Hotel Medea defies the vocabulary of a critic, and to some extent the critical mindset along with it - the sense of community and shared experience this six-hour production creates can make it hard to think objectively about.
This production's emphasis on thoroughgoing audience participation and group dynamics makes criticism feel even more of a betrayal, but while its emotionally varied, multi-sensory offerings are engaging, valuable, even revelatory, there remain areas of weakness.
What Hotel Medea does exceptionally well is to involve you in its action – we dance, sing, run and hide our way through a series of acts and vignettes retelling an updated version of the Greek myth of Jason and Medea.
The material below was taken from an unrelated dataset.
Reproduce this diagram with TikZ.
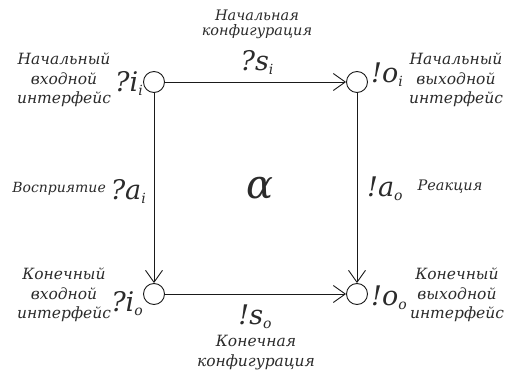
\documentclass[tikz,border=0pt]{standalone}
\usepackage{fontspec}
\setmainfont{DejaVu Serif}
\usepackage{tikz}
\usetikzlibrary{arrows.meta,positioning}
\definecolor{ink}{HTML}{1A1A1A}
\definecolor{txt}{HTML}{2B2B2B}
\newcommand\sig[3]{{\fontsize{27}{27}\selectfont\itshape #1#2\raisebox{-4pt}{\fontsize{14}{14}\selectfont #3}}}
\tikzset{
  port/.style={draw=ink,circle,line width=0.9pt,minimum size=21pt,inner sep=0pt},
  arr/.style={-{Straight Barb[length=12pt,width=17pt,line width=0.9pt]},line width=0.9pt,color=ink},
  lbl/.style={font=\fontsize{15.5}{19.5}\selectfont\itshape,color=txt,align=center,inner sep=0pt},
  sym/.style={color=txt,inner sep=0pt}}
\begin{document}
\begin{tikzpicture}[x=1pt,y=-1pt]
\useasboundingbox (0,0) rectangle (506,374);
\node[port] (ii) at (154,82) {};
\node[port] (oi) at (357,82) {};
\node[port] (io) at (154,294) {};
\node[port] (oo) at (357,294) {};
\draw[arr] (ii) -- (oi); \draw[arr] (ii) -- (io); \draw[arr] (oi) -- (oo); \draw[arr] (io) -- (oo);
\node[sym,anchor=base east] (sii) at (143,92) {\sig{?}{i}{i}};
\node[sym,anchor=base west] (soi) at (371,83) {\sig{!}{o}{i}};
\node[sym,anchor=base east] (sio) at (143,311) {\sig{?}{i}{o}};
\node[sym,anchor=base west] (soo) at (371,305) {\sig{!}{o}{o}};
\node[sym,anchor=base east] (sai) at (146,200) {\sig{?}{a}{i}};
\node[sym,anchor=base west] (sao) at (367,197) {\sig{!}{a}{o}};
\node[sym,anchor=base] (ssi) at (257,71) {\sig{?}{s}{i}};
\node[sym,anchor=base] (sso) at (255,324) {\sig{!}{s}{o}};
\node[sym,font=\fontsize{40}{40}\selectfont\itshape] (alpha) at (260,188) {α};
\node[lbl] (tii) at (64,80) {Начальный\\входной\\интерфейс};
\node[lbl] (toi) at (456,80) {Начальный\\выходной\\интерфейс};
\node[lbl] (tio) at (64,295) {Конечный\\входной\\интерфейс};
\node[lbl] (too) at (457,295) {Конечный\\выходной\\интерфейс};
\node[lbl,font=\fontsize{14.5}{15}\selectfont\itshape] (tsi) at (257,24) {Начальная\\конфигурация};
\node[lbl] (tso) at (256,352.5) {Конечная\\конфигурация};
\node[lbl,font=\fontsize{14}{14}\selectfont\itshape,anchor=base east] (tai) at (106,193) {Восприятие};
\node[lbl,font=\fontsize{14.5}{15}\selectfont\itshape,anchor=base] (tao) at (450,191) {Реакция};
\end{tikzpicture}
\end{document}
It moves through three major segments – a tense, tribal encounter which segues into the protagonists' ritualistic wedding, a lower-key and sinister look at Jason and Medea's crumbling marriage from all angles, and the harrowing denouement, replete with murder, poison and betrayal. Then you get breakfast.
The opening act, which can also be experienced by itself, shows Hotel Medea to best effect. Characterised by high-energy dance routines, exciting costumes and the rhythmic throb of communal conflict and celebration, it makes you feel a seamless part of what's going on. The performers are able to manage the scenes and guide the audience smoothly and unobtrusively, and the narrative is easy to follow.
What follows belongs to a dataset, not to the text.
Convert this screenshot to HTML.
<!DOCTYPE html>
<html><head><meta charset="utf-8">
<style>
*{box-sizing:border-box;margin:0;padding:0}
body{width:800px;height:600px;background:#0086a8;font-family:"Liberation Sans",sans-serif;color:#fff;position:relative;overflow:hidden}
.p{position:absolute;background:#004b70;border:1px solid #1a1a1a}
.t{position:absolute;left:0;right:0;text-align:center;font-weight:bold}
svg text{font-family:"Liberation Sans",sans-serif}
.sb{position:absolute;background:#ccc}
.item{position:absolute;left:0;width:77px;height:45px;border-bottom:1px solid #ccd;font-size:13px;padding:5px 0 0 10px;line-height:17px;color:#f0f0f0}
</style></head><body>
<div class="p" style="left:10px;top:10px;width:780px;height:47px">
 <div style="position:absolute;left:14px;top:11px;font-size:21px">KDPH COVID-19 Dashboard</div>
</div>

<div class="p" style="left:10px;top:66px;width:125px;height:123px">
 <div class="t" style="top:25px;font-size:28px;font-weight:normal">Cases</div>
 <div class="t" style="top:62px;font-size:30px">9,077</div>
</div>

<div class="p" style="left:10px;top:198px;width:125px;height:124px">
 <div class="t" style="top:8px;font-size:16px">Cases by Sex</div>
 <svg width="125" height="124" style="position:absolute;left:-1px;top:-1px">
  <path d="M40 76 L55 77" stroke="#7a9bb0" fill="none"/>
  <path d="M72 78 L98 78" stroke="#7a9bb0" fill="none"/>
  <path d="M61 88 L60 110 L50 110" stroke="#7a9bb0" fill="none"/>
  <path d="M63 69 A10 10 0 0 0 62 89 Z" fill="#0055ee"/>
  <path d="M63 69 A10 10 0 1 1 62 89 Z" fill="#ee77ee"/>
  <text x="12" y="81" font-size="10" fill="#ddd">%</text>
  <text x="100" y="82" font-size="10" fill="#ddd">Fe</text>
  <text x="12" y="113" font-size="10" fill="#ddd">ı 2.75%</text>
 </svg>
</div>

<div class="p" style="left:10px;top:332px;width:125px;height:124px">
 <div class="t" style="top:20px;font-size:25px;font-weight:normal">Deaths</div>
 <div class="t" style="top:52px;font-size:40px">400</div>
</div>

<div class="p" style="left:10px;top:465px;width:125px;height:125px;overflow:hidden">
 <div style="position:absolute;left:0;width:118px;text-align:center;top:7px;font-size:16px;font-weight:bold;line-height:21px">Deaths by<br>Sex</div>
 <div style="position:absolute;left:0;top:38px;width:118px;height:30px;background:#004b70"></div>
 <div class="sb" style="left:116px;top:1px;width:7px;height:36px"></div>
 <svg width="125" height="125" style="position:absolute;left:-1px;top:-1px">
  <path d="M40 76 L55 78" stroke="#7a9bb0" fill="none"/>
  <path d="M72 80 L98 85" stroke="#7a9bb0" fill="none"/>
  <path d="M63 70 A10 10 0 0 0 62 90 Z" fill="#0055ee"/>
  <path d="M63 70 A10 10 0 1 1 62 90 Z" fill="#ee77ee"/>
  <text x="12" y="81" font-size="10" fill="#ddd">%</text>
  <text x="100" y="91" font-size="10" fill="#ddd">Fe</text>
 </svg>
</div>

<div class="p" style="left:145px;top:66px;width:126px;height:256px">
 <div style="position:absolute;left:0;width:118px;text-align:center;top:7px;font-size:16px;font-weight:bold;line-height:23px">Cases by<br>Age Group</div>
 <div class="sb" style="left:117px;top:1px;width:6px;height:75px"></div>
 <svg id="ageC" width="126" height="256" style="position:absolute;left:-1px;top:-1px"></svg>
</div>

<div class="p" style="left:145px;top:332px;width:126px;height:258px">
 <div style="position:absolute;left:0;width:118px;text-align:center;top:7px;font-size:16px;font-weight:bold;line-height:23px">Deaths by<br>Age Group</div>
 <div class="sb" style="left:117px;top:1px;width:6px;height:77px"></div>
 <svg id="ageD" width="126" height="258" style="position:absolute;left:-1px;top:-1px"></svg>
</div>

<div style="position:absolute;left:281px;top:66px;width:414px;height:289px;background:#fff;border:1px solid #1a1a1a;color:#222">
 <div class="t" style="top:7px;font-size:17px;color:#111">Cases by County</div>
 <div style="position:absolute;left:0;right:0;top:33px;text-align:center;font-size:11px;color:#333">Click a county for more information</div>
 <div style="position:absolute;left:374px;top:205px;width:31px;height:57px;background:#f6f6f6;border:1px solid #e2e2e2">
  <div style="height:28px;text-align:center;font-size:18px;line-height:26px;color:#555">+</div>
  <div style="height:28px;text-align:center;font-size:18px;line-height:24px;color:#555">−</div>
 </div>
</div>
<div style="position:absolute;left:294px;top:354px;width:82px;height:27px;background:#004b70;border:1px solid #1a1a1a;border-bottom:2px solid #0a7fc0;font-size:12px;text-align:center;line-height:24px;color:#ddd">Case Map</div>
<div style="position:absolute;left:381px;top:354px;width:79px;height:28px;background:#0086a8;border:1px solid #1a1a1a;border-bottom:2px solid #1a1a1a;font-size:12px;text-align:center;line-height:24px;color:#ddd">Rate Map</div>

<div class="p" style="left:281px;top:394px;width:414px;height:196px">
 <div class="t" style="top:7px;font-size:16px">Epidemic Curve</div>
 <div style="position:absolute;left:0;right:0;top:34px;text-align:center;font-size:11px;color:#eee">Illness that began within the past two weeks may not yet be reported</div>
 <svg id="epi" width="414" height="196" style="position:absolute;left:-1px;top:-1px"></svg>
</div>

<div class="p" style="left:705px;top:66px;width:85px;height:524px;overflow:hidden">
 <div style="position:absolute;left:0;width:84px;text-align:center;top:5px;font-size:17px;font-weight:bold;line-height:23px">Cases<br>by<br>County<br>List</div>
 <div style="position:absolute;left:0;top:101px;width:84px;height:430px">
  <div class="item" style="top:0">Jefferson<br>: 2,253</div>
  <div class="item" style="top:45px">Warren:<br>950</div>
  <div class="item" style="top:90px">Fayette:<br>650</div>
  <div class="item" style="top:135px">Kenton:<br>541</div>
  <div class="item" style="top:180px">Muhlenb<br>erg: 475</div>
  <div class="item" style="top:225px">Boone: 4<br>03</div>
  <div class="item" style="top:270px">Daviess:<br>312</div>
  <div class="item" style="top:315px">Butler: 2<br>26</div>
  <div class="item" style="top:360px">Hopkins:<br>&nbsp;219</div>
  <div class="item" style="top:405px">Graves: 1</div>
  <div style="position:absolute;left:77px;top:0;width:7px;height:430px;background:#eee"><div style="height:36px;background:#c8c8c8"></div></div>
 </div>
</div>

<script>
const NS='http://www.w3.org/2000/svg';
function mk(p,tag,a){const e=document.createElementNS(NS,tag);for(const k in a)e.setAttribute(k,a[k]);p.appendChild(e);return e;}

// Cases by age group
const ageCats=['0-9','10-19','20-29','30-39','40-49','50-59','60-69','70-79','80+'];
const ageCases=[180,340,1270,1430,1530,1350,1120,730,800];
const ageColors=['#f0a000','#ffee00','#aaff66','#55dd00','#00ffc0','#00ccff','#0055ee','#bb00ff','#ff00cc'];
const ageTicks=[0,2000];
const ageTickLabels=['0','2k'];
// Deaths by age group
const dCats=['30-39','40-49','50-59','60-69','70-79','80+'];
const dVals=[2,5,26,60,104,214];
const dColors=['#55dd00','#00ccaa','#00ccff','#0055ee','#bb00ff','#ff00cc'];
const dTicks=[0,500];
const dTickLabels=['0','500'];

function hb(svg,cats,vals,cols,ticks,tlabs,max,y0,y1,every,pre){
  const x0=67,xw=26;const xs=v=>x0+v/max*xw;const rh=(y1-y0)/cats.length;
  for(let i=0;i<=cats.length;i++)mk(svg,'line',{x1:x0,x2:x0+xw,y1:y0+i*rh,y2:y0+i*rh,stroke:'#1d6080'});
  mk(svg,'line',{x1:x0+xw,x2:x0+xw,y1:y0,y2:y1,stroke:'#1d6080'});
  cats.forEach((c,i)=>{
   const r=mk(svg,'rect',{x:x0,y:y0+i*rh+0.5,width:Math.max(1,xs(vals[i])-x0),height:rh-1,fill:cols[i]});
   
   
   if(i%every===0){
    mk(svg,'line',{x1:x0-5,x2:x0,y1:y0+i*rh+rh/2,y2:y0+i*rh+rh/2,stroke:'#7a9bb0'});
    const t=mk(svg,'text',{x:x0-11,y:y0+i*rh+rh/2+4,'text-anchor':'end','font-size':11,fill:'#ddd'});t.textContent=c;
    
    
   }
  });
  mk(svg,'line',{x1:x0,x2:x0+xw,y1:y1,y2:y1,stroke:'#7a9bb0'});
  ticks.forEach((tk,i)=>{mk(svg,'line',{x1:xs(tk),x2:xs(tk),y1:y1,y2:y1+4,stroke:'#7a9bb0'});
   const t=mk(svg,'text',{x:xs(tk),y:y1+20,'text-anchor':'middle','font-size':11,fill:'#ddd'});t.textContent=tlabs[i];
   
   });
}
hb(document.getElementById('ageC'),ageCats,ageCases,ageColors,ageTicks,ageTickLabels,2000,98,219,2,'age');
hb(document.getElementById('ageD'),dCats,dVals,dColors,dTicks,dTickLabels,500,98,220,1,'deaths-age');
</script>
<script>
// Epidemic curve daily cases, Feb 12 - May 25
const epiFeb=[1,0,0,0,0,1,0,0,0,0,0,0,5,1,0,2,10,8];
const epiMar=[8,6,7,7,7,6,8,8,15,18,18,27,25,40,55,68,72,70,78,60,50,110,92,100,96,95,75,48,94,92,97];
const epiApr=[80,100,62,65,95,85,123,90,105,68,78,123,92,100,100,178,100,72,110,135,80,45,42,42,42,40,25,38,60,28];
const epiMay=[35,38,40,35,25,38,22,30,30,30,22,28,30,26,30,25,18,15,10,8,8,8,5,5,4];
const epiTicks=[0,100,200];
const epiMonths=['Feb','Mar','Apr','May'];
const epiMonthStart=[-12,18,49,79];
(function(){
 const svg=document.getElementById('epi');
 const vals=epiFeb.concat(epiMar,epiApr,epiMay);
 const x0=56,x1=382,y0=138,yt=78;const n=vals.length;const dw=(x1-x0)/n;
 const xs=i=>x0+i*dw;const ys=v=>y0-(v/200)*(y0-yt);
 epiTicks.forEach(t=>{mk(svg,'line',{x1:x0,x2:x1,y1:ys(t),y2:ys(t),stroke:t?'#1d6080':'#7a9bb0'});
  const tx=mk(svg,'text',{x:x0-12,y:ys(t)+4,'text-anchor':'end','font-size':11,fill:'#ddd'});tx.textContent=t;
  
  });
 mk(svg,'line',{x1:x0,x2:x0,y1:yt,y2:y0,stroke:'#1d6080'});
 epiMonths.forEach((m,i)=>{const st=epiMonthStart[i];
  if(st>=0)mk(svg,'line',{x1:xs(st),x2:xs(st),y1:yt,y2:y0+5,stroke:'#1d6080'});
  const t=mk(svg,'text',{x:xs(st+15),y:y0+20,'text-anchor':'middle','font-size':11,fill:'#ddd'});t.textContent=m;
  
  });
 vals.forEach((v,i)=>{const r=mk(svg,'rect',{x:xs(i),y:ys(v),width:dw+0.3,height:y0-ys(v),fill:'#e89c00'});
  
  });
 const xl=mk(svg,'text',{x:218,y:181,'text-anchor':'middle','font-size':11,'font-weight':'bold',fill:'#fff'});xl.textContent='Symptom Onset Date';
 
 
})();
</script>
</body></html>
These virtues become less evident in the later sections, which include more exposition and lengthier set-pieces. Though the stint in which the audience is cast as Jason and Medea's children and duly put to bed with hot chocolate and a hair-stroking maid is arguably the most intimate and memorable part of the whole thing, and the ending is excellent, overall the latter parts flag.
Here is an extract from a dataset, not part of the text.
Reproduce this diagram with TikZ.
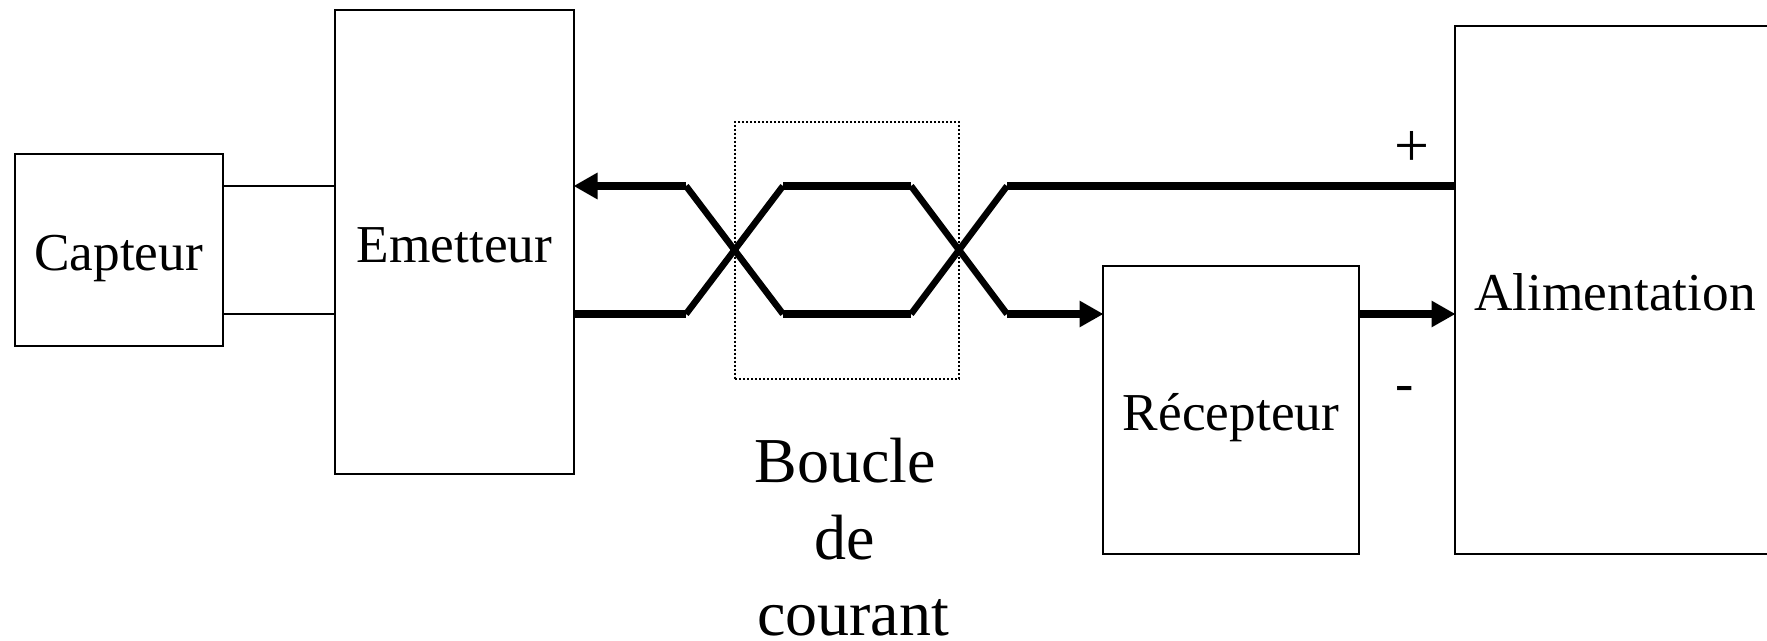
\documentclass[tikz,border=0pt]{standalone}
\usepackage{fontspec}
\setmainfont{Liberation Serif}
\usetikzlibrary{arrows.meta}
\tikzset{
  bloc/.style={draw,line width=2pt,inner sep=0pt,text height=43pt,text depth=3pt,font=\fontsize{53.3}{60}\selectfont},
  legende/.style={inner sep=0pt,anchor=base,font=\fontsize{64}{70}\selectfont},
  fil/.style={line width=8pt},
  croix/.style={line width=6.5pt},
  fleche/.style={fil,shorten >=-1.5pt,-{Triangle[length=24pt,width=25pt]}}
}
\begin{document}
\begin{tikzpicture}[x=1pt,y=-1pt]
\useasboundingbox (0,0) rectangle (1767,640);
\node[draw,line width=2pt,dash pattern=on 2pt off 2pt,inner sep=0pt,minimum width=224pt,minimum height=257pt] (boucle) at (847,250) {};
\node[bloc,minimum width=208pt,minimum height=192pt] (capteur) at (118.5,250) {Capteur};
\node[bloc,minimum width=239pt,minimum height=464pt] (emetteur) at (454.5,242) {Emetteur};
\node[bloc,minimum width=256pt,minimum height=288pt] (recepteur) at (1231,410) {R\'ecepteur};
\node[bloc,minimum width=320pt,minimum height=528pt] (alim) at (1615,290) {Alimentation};
\node[legende] (l1) at (845,482) {Boucle};
\node[legende] (l2) at (845,559) {de};
\node[legende] (l3) at (853,635) {courant};
\node[inner sep=0pt,font=\fontsize{62}{70}\selectfont] (plus) at (1412,149) {+};
\node[inner sep=0pt,font=\fontsize{55}{60}\selectfont] (moins) at (1405,394) {-};
% niveaux des deux fils
\coordinate (h) at (0,186);
\coordinate (b) at (0,314);
\coordinate (h1) at (686,186);
\coordinate (b1) at (686,314);
\coordinate (h2) at (783,186);
\coordinate (b2) at (783,314);
\coordinate (h3) at (911,186);
\coordinate (b3) at (911,314);
\coordinate (h4) at (1007,186);
\coordinate (b4) at (1007,314);
\draw[line width=2pt] (capteur.east |- h) -- (emetteur.west |- h);
\draw[line width=2pt] (capteur.east |- b) -- (emetteur.west |- b);
\draw[fleche] (h1) -- (emetteur.east |- h);
\draw[fil] (emetteur.east |- b) -- (b1);
\draw[croix] (h1) -- (b2);
\draw[croix] (b1) -- (h2);
\draw[fil] (h2) -- (h3);
\draw[fil] (b2) -- (b3);
\draw[croix] (h3) -- (b4);
\draw[croix] (b3) -- (h4);
\draw[fil] (h4) -- (alim.west |- h);
\draw[fleche] (b4) -- (recepteur.west |- b);
\draw[fleche] (recepteur.east |- b) -- (alim.west |- b);
\end{tikzpicture}
\end{document}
Most of Hotel Medea's bite comes from spectacle and sensory experience – the script is oddly inarticulate (particularly for the the embarrassingly profane Jason) and in the course of jumping between different participatory elements some of the narrative is lost. The question “what's happening, and why?” doesn't really occur in the thick of performance, but if it did I'm sure a lot of us would struggle to answer.
This doesn't necessarily matter a lot – Hotel Medea provides something rarer and more affecting than Wikipedia-level knowledge of the Medea myth, but a better synthesis of performance and narrative would make for a crucial improvement.
I saw this show last year in Edinburgh and liked it enough to come back – a second night's stay has woken me up to some of the creaks and unpolished surfaces in the hotel, but it remains a unique and fantastically engaging way to spend the least-used hours of the day.